If this is a summer research project, you don't have a lot of time left in which to change the situation.
Most likely, you'll end up having to accept that this research experience didn't turn out well. That happens! Try to look back and determine when you could have seen warning signs and what you could have done to change things. Use this learning to avoid or better manage similar situations in the future.
Charitably, learning to do research well is challenging, as is managing an undergrad, and maybe your PhD student has biffed one or both. With any luck they've learned something and won't do this again.
Beyond this, there are still several things you can walk away with:
Your lessons learned, as above. Any experience is valuable. At your level, the act of participating in research is, by itself, something of a differentiator and you are credited for having done it when applying to future endeavours. Also, interviewers for both grad school and industry are often interested in times when things went wrong
A letter of recommendation. These are key if you intend to pursue graduate study and are, I think, weighted much more heavily than a mere count of publications. If you're advised by a PhD student it's often the case that the professor will use their input (sometimes verbatim) to write an LoR. Note that this means your relationship with both the professor and PhD student is important.
A co-authorship. This is nice to have and you should pursue authorship within reason (don't pretend you can do much work during the semester). However, even if you were first author (it doesn't sound like it in this case), the LoR would still be much more important since it contextualizes you and your work.
All three of those take-aways seem very do-able from your description. Maybe the paper won't be as impactful, maybe you've learned less directly the things you wanted to, but you're not leaving empty-handed.
So what should you do with the time left?
Both the advisor and the PhD student know that you were not responsible for strategy on this project. Their opinion of you is based on the ideas you've brought to the table, how you've comported yourself, and the quality/quantity of your work. Even if the project itself has gone poorly, you may have been and should continue to be exemplary along all these axes.
If you have good relationships with the PhD student and advisor you might meet with them, separately or together, to try to do a post-mortem. If you do this, do not blame the PhD student or harp too much on what might have been. The only reason to have this conversation is for you to learn, not to confront anyone, so be sure to figure out ahead of time what you're interested in knowing. Perhaps the ideas you see as exciting and achievable are, in their estimation, too big/hard to accomplish in the timeframe available? Perhaps they prefer an incrementalist approach? I wouldn't suggest asking these questions directly, but they're ways of thinking about the problem.

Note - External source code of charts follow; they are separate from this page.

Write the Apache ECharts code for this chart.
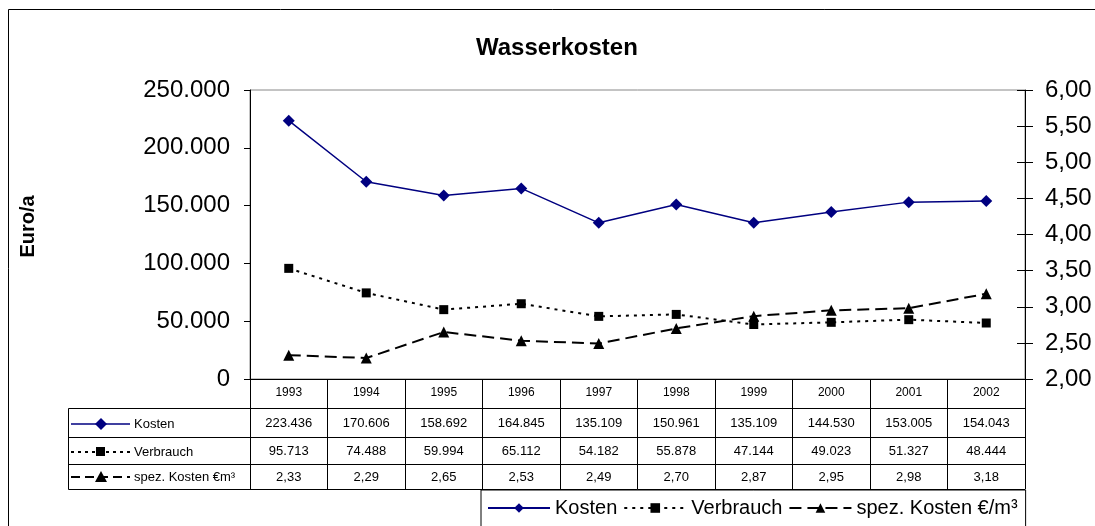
<!DOCTYPE html>
<html>
<head>
<meta charset="utf-8">
<script src="https://cdn.jsdelivr.net/npm/echarts@6/dist/echarts.min.js"></script>
<style>
html,body{margin:0;padding:0;background:#fff;}
#chart{width:1095px;height:526px;}
</style>
</head>
<body>
<div id="chart"></div>
<script>
// ---- data ----
var years = ['1993','1994','1995','1996','1997','1998','1999','2000','2001','2002'];
var kosten = [223436,170606,158692,164845,135109,150961,135109,144530,153005,154043];
var verbrauch = [95713,74488,59994,65112,54182,55878,47144,49023,51327,48444];
var spezKosten = [2.33,2.29,2.65,2.53,2.49,2.70,2.87,2.95,2.98,3.18];
var seriesNames = ['Kosten','Verbrauch','spez. Kosten €/m³'];
var tableRowLabels = ['Kosten','Verbrauch','spez. Kosten €m³'];
var leftTicks = {min:0, max:250000, interval:50000};
var rightTicks = {min:2, max:6, interval:0.5};

function fmtInt(v){ return Math.round(v).toString().replace(/\B(?=(\d{3})+(?!\d))/g,'.'); }
function fmtDec(v){ return v.toFixed(2).replace('.',','); }

var FONT = 'Liberation Sans, Arial, sans-serif';
var chart = echarts.init(document.getElementById('chart'), null, {renderer:'canvas'});

var GL = 250, GR = 70, GT = 90, GB = 147;

function tableAxis(offset, arr, fmt, margin){
  return {
    type:'category', data:years, position:'bottom', offset:offset, gridIndex:0,
    axisLine:{show:true, lineStyle:{color:'#000', width:1}},
    axisTick:{show:false},
    axisLabel:{show: !!arr, interval:0, margin:margin, fontSize:13, color:'#000', fontFamily:FONT,
      formatter:function(v, i){ return arr ? fmt(arr[i]) : ''; }},
    splitLine:{show:false}
  };
}

// label column graphics (table row headers)
var rowTop = [408, 437, 464], rowBot = 489;
var colL = 68;
var graphics = [
  {type:'rect', shape:{x:8.5, y:9.5, width:1200, height:600}, style:{fill:'none', stroke:'#000', lineWidth:1}, silent:true},
  {type:'rect', shape:{x:colL+0.5, y:rowTop[0]+0.5, width:GL-colL, height:rowBot-rowTop[0]}, style:{fill:'none', stroke:'#000', lineWidth:1}, silent:true},
  {type:'line', shape:{x1:colL, y1:rowTop[1]+0.5, x2:GL, y2:rowTop[1]+0.5}, style:{stroke:'#000', lineWidth:1}},
  {type:'line', shape:{x1:colL, y1:rowTop[2]+0.5, x2:GL, y2:rowTop[2]+0.5}, style:{stroke:'#000', lineWidth:1}}
];
var rowCenters = [424, 452, 477];
var styles = [
  {color:'#000080', dash:null, w:1.5},
  {color:'#000', dash:[3,4], w:2},
  {color:'#000', dash:[9,5], w:2}
];
for (var r=0;r<3;r++){
  var cy = rowCenters[r];
  graphics.push({type:'line', shape:{x1:71, y1:cy, x2:130, y2:cy},
    style:{stroke:styles[r].color, lineWidth:styles[r].w, lineDash:styles[r].dash}});
  if (r===0) graphics.push({type:'polygon', shape:{points:[[101,cy-6],[107,cy],[101,cy+6],[95,cy]]}, style:{fill:'#000080'}});
  if (r===1) graphics.push({type:'rect', shape:{x:96, y:cy-5, width:9, height:9}, style:{fill:'#000'}});
  if (r===2) graphics.push({type:'polygon', shape:{points:[[101,cy-6],[107,cy+5],[95,cy+5]]}, style:{fill:'#000'}});
  graphics.push({type:'text', style:{text:tableRowLabels[r], x:134, y:cy, textVerticalAlign:'middle', fontSize:13, fontFamily:FONT, fill:'#000'}});
}

var option = {
  animation:false,
  backgroundColor:'#fff',
  title:{text:'Wasserkosten', left:471, top:31, textStyle:{fontSize:24, fontWeight:'bold', color:'#000', fontFamily:FONT}},
  legend:{
    data:seriesNames, left:481, top:490, orient:'horizontal',
    borderColor:'#000', borderWidth:1, padding:[8,8,14,6],
    itemWidth:62, itemHeight:12, itemGap:6,
    textStyle:{fontSize:20, color:'#000', fontFamily:FONT}
  },
  grid:{left:GL, right:GR, top:GT, bottom:GB, show:true, borderColor:'#888', borderWidth:1, backgroundColor:'transparent'},
  xAxis:[
    {
      type:'category', data:years, boundaryGap:true, position:'bottom',
      axisLine:{show:true, lineStyle:{color:'#000', width:1}},
      axisTick:{show:true, length:110, lineStyle:{color:'#000', width:1}},
      axisLabel:{interval:0, margin:8, fontSize:12, color:'#000', fontFamily:FONT},
      splitLine:{show:false}
    },
    tableAxis(29, kosten, fmtInt, 9),
    tableAxis(58, verbrauch, fmtInt, 7.5),
    tableAxis(85, spezKosten, fmtDec, 7),
    tableAxis(110, null, null, 0)
  ],
  yAxis:[
    {
      type:'value', min:leftTicks.min, max:leftTicks.max, interval:leftTicks.interval, position:'left',
      name:'Euro/a', nameLocation:'middle', nameGap:212,
      nameTextStyle:{fontSize:20, fontWeight:'bold', color:'#000', fontFamily:FONT, padding:[0,0,0,16]},
      axisLine:{show:true, lineStyle:{color:'#000', width:1}},
      axisTick:{show:true, length:6, lineStyle:{color:'#000'}},
      axisLabel:{margin:20, fontSize:24, color:'#000', fontFamily:FONT, formatter:function(v){return fmtInt(v);}},
      splitLine:{show:false}
    },
    {
      type:'value', min:rightTicks.min, max:rightTicks.max, interval:rightTicks.interval, position:'right',
      axisLine:{show:true, lineStyle:{color:'#000', width:1}},
      axisTick:{show:true, length:8, lineStyle:{color:'#000'}},
      axisLabel:{margin:20, fontSize:24, color:'#000', fontFamily:FONT, formatter:function(v){return fmtDec(v);}},
      splitLine:{show:false}
    },
    {
      type:'value', min:rightTicks.min, max:rightTicks.max, interval:rightTicks.interval, position:'right',
      axisLine:{show:false},
      axisTick:{show:true, inside:true, length:8, lineStyle:{color:'#000'}},
      axisLabel:{show:false},
      splitLine:{show:false}
    }
  ],
  series:[
    {name:seriesNames[0], type:'line', data:kosten, xAxisIndex:0, yAxisIndex:0,
     symbol:'diamond', symbolSize:12, showSymbol:true,
     lineStyle:{color:'#000080', width:1.5}, itemStyle:{color:'#000080'}},
    {name:seriesNames[1], type:'line', data:verbrauch, xAxisIndex:0, yAxisIndex:0,
     symbol:'rect', symbolSize:9, showSymbol:true,
     lineStyle:{color:'#000', width:2, type:[3,5]}, itemStyle:{color:'#000'}},
    {name:seriesNames[2], type:'line', data:spezKosten, xAxisIndex:0, yAxisIndex:1,
     symbol:'triangle', symbolSize:11, showSymbol:true,
     lineStyle:{color:'#000', width:2, type:[12,6]}, itemStyle:{color:'#000'}}
  ],
  graphic:graphics
};
chart.setOption(option);
</script>
</body>
</html>
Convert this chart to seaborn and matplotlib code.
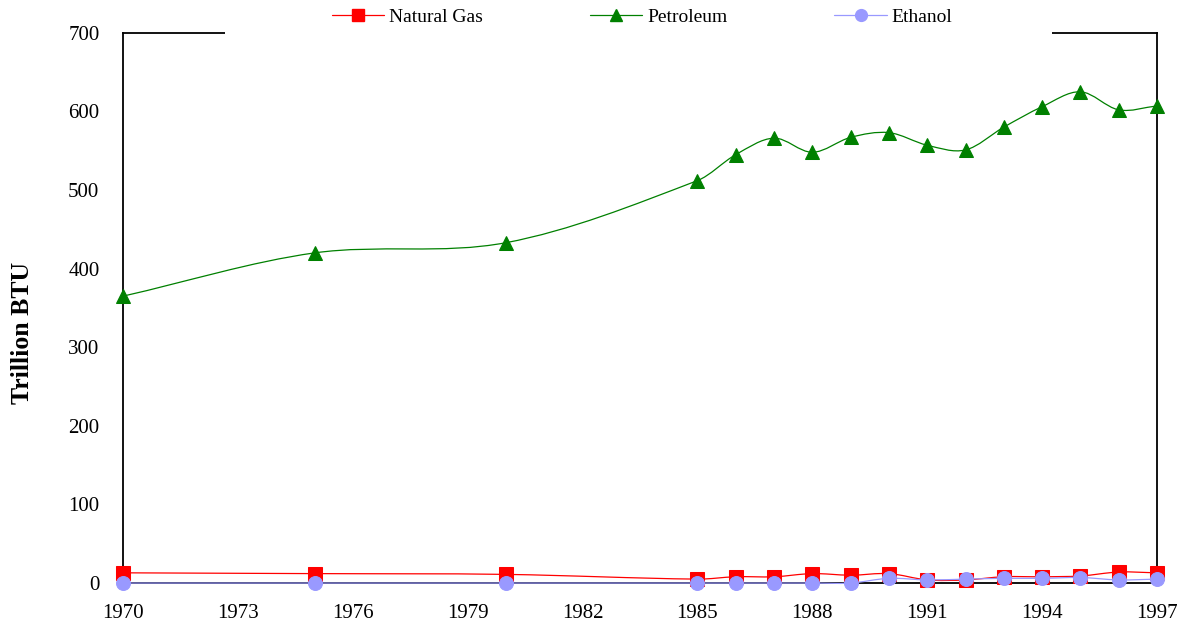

You say you know what you're doing. This provides an additional avenue you can explore.
Many universities have programs which pay undergraduates to do research they propose.
- At University of Minnesota this is called UROP and provides a stipend of $1,500 for 120 hours of research, paid through financial aid.
- At MIT it's also called UROP with a maximum funding award for fall and spring of $1,995 (140 total hours) and $6,840 (480 total hours) for the summer.
Typically the applications for these programs are easy: a page or two of writing covering the background, what you plan to do, maybe a timeline of milestones, and what faculty you plan to work with.
Since you say you have good ideas and have brought them up, you could try to arrange a UROP to work with your professor independently (not under the PhD student). Alternatively, you could bring your ideas to another professor and work with them (this lets you see another lab in action and sets you up for another recommendation). The only tricky point is if the PhD student feels like they somehow own the ideas you've brought up.